Restate the data exactly as given and keep the pictures out.

_Given information:_
━━━━━━
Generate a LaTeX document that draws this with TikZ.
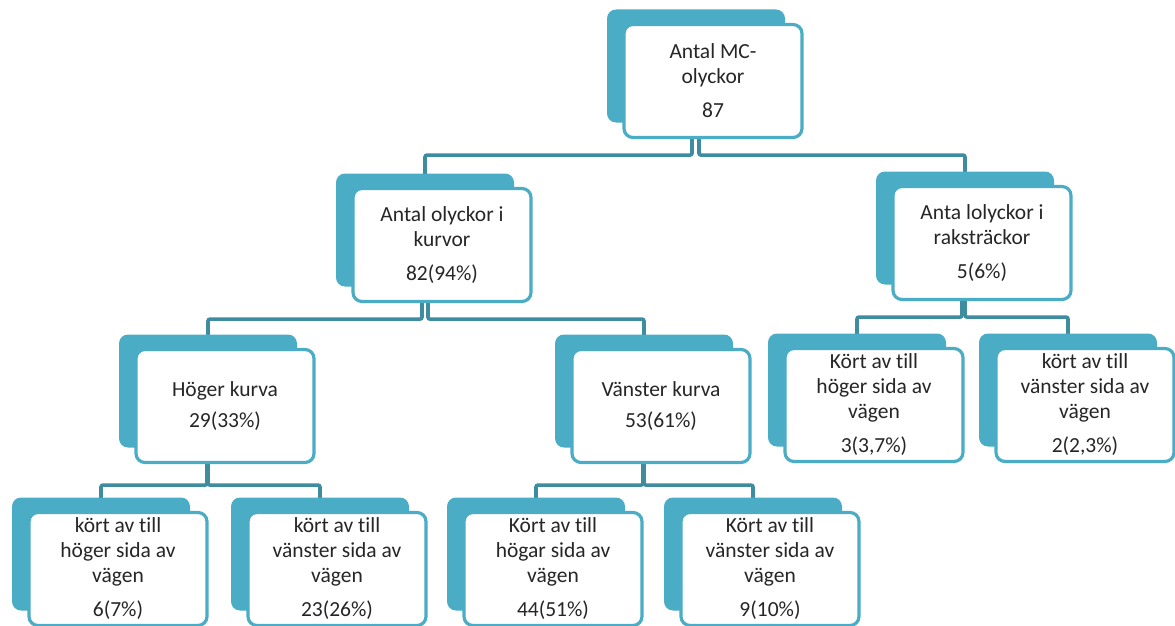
\documentclass[tikz,border=0pt]{standalone}
\usepackage{fontspec}
\setmainfont{Carlito}[Ligatures=NoCommon]
\usetikzlibrary{shadows,backgrounds}
\definecolor{boxteal}{RGB}{75,172,198}
\definecolor{lineteal}{RGB}{62,140,160}
\definecolor{txt}{RGB}{38,38,38}
\tikzset{
  box/.style={draw=boxteal, line width=3.2pt, fill=white, rounded corners=9pt,
    minimum width=178, minimum height=113, inner sep=0pt, align=center,
    text=txt, font=\fontsize{21.5}{25}\selectfont,
    general shadow={fill=boxteal, shadow xshift=-17pt, shadow yshift=15pt}},
  conn/.style={draw=lineteal, line width=3.6pt, rounded corners=2pt}
}
\begin{document}
\begin{tikzpicture}[x=1pt,y=-1pt]
      \useasboundingbox (0,0) rectangle (1175,626);
      \draw
        (713,81) node[box] (mc){Antal MC-\\olyckor\\[9pt]87}
        (442,245) node[box] (kurvor){Antal olyckor i\\kurvor\\[9pt]82(94\%)}
        (982,243) node[box] (rak){Anta lolyckor i\\raksträckor\\[9pt]5(6\%)}
        (225,406) node[box] (hkurva){Höger kurva\\[6pt]29(33\%)}
        (661,406) node[box] (vkurva){Vänster kurva\\[6pt]53(61\%)}
        (874,405) node[box] (rakh){Kört av till\\höger sida av\\vägen\\[9pt]3(3,7\%)}
        (1085,405) node[box] (rakv){kört av till\\vänster sida av\\vägen\\[9pt]2(2,3\%)}
        (118,569) node[box] (hh){kört av till\\höger sida av\\vägen\\[9pt]6(7\%)}
        (337,569) node[box] (hv){kört av till\\vänster sida av\\vägen\\[9pt]23(26\%)}
        (553,569) node[box] (vh){Kört av till\\högar sida av\\vägen\\[9pt]44(51\%)}
        (770,569) node[box] (vv){Kört av till\\vänster sida av\\vägen\\[9pt]9(10\%)};
      \begin{scope}[on background layer]
        \draw[conn] ([xshift=-21]mc.south) -- ++(0,16) -| ([xshift=-17]kurvor.north);
        \draw[conn] ([xshift=-14]mc.south) -- ++(0,16) -| ([xshift=-17]rak.north);
        \draw[conn] ([xshift=-20]kurvor.south) -- ++(0,16) -| ([xshift=-17]hkurva.north);
        \draw[conn] ([xshift=-14]kurvor.south) -- ++(0,16) -| ([xshift=-17]vkurva.north);
        \draw[conn] ([xshift=-20]rak.south) -- ++(0,16) -| ([xshift=-17]rakh.north);
        \draw[conn] ([xshift=-17]rak.south) -- ++(0,16) -| ([xshift=-17]rakv.north);
        \draw[conn] ([xshift=-18]hkurva.south) -- ++(0,21) -| ([xshift=-17]hh.north);
        \draw[conn] ([xshift=-17]hkurva.south) -- ++(0,21) -| ([xshift=-17]hv.north);
        \draw[conn] ([xshift=-18]vkurva.south) -- ++(0,21) -| ([xshift=-17]vh.north);
        \draw[conn] ([xshift=-17]vkurva.south) -- ++(0,21) -| ([xshift=-17]vv.north);
      \end{scope}
    \end{tikzpicture}
\end{document}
━━━━━━
_Solved problem:_
Generate a LaTeX document that draws this with TikZ.
\documentclass[tikz,border=0pt]{standalone}
\usepackage{fontspec}
\setmainfont{Carlito}[Ligatures=NoCommon]
\usetikzlibrary{shadows,backgrounds}
\definecolor{boxteal}{RGB}{75,172,198}
\definecolor{lineteal}{RGB}{62,140,160}
\definecolor{txt}{RGB}{38,38,38}
\tikzset{
  box/.style={draw=boxteal, line width=3.2pt, fill=white, rounded corners=9pt,
    minimum width=178, minimum height=113, inner sep=0pt, align=center,
    text=txt, font=\fontsize{21.5}{25}\selectfont,
    general shadow={fill=boxteal, shadow xshift=-17pt, shadow yshift=15pt}},
  conn/.style={draw=lineteal, line width=3.6pt, rounded corners=2pt}
}
\begin{document}
\begin{tikzpicture}[x=1pt,y=-1pt]
      \useasboundingbox (0,0) rectangle (1175,626);
      \draw
        (713,81) node[box] (mc){Antal MC-\\olyckor\\[9pt]87}
        (442,245) node[box] (kurvor){Antal olyckor i\\kurvor\\[9pt]82(94\%)}
        (982,243) node[box] (rak){Anta lolyckor i\\raksträckor\\[9pt]5(6\%)}
        (225,406) node[box] (hkurva){Höger kurva\\[6pt]29(33\%)}
        (661,406) node[box] (vkurva){Vänster kurva\\[6pt]53(61\%)}
        (874,405) node[box] (rakh){Kört av till\\höger sida av\\vägen\\[9pt]3(3,7\%)}
        (1085,405) node[box] (rakv){kört av till\\vänster sida av\\vägen\\[9pt]2(2,3\%)}
        (118,569) node[box] (hh){kört av till\\höger sida av\\vägen\\[9pt]6(7\%)}
        (337,569) node[box] (hv){kört av till\\vänster sida av\\vägen\\[9pt]23(26\%)}
        (553,569) node[box] (vh){Kört av till\\högar sida av\\vägen\\[9pt]44(51\%)}
        (770,569) node[box] (vv){Kört av till\\vänster sida av\\vägen\\[9pt]9(10\%)};
      \begin{scope}[on background layer]
        \draw[conn] ([xshift=-21]mc.south) -- ++(0,16) -| ([xshift=-17]kurvor.north);
        \draw[conn] ([xshift=-14]mc.south) -- ++(0,16) -| ([xshift=-17]rak.north);
        \draw[conn] ([xshift=-20]kurvor.south) -- ++(0,16) -| ([xshift=-17]hkurva.north);
        \draw[conn] ([xshift=-14]kurvor.south) -- ++(0,16) -| ([xshift=-17]vkurva.north);
        \draw[conn] ([xshift=-20]rak.south) -- ++(0,16) -| ([xshift=-17]rakh.north);
        \draw[conn] ([xshift=-17]rak.south) -- ++(0,16) -| ([xshift=-17]rakv.north);
        \draw[conn] ([xshift=-18]hkurva.south) -- ++(0,21) -| ([xshift=-17]hh.north);
        \draw[conn] ([xshift=-17]hkurva.south) -- ++(0,21) -| ([xshift=-17]hv.north);
        \draw[conn] ([xshift=-18]vkurva.south) -- ++(0,21) -| ([xshift=-17]vh.north);
        \draw[conn] ([xshift=-17]vkurva.south) -- ++(0,21) -| ([xshift=-17]vv.north);
      \end{scope}
    \end{tikzpicture}
\end{document}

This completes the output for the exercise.